Tapi, diantara sekian banyak aktivitas transfer yang terjadi, kedatangan Firza Andika dan Ezra Walian ke PSM Makassar menjadi satu sorotan tersendiri. Maklum, mereka sebelumnya bermain di luar negeri. Firza bermain di AFC Tubize (Belgia), sementara Ezra terakhir berseragam RKC Waalwijk, klub promosi Eredivise Belanda musim ini.
Tentunya, ada pertanyaan, mengapa keduanya pulang ke Indonesia, dalam usia masih muda?
Secara normatif, jawabannya adalah, kontrak mereka di klub masing-masing tak diperpanjang.
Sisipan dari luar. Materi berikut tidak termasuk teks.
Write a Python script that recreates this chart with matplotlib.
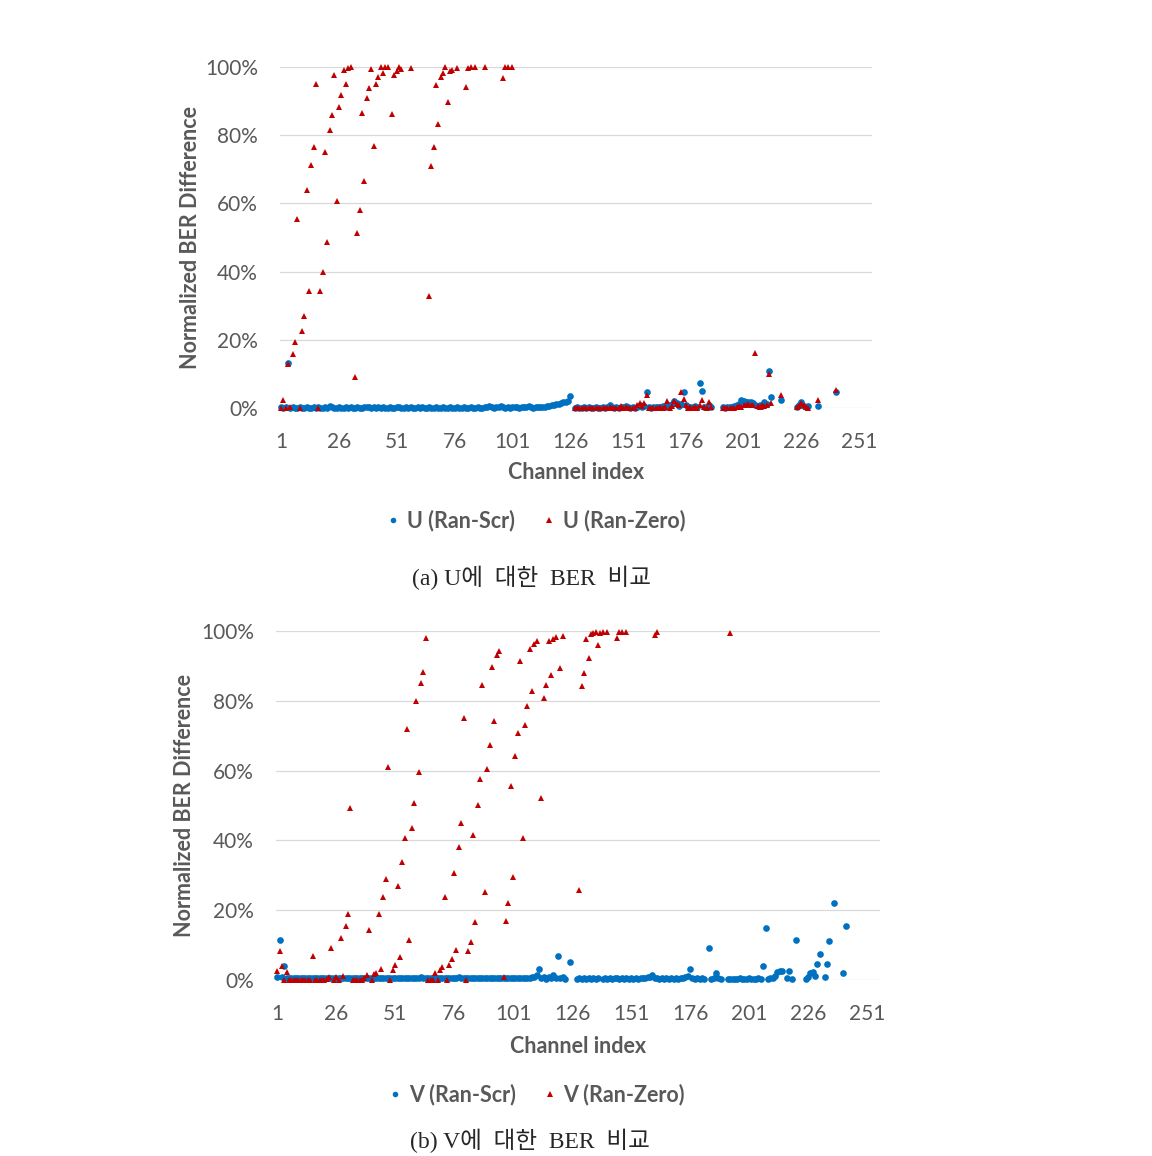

Jadi, mereka bebas pindah ke klub manapun, termasuk PSM Makassar.
Tapi, jika dilihat secara teknis, baik Firza maupun Ezra dilepas karena sama-sama dianggap surplus oleh klub masing-masing. Posisi mereka makin tak menguntungkan, karena mereka sama-sama berstatus pemain berpaspor non-Uni Eropa.
Seperti diketahui, liga-liga di Benua Biru biasa menerapka kuotan batasan jumlah pemain berpaspor non-Uni Eropa. Biasanya, kuota ini digunakan klub, untuk pemain yang dinilai punya kualitas di atas rata-rata.
Hal ini sebanding dengan gaji mereka yang diatas rata-rata pemain lokal. Dengan harapan, mereka bisa memberi nilai tambah buat tim. Sayangnya, baik Ezra maupun Firza sama-sama "harus pulang" ke Tanah Air, karena sebab berbeda.
Pada kasus Ezra (21), pemain jebolan akademi Ajax Amsterdam ini akhirnya harus pulang ke Tanah Air, karena kesulitan mencari klub baru di luar negeri, khususnya di Belanda dan Eropa. Karena, meski lahir di Belanda, Ezra kini sudah menjadi WNI, dan negara kita tak mengizinkan seorang warga negara punya dua atau lebih kewarganegaraan.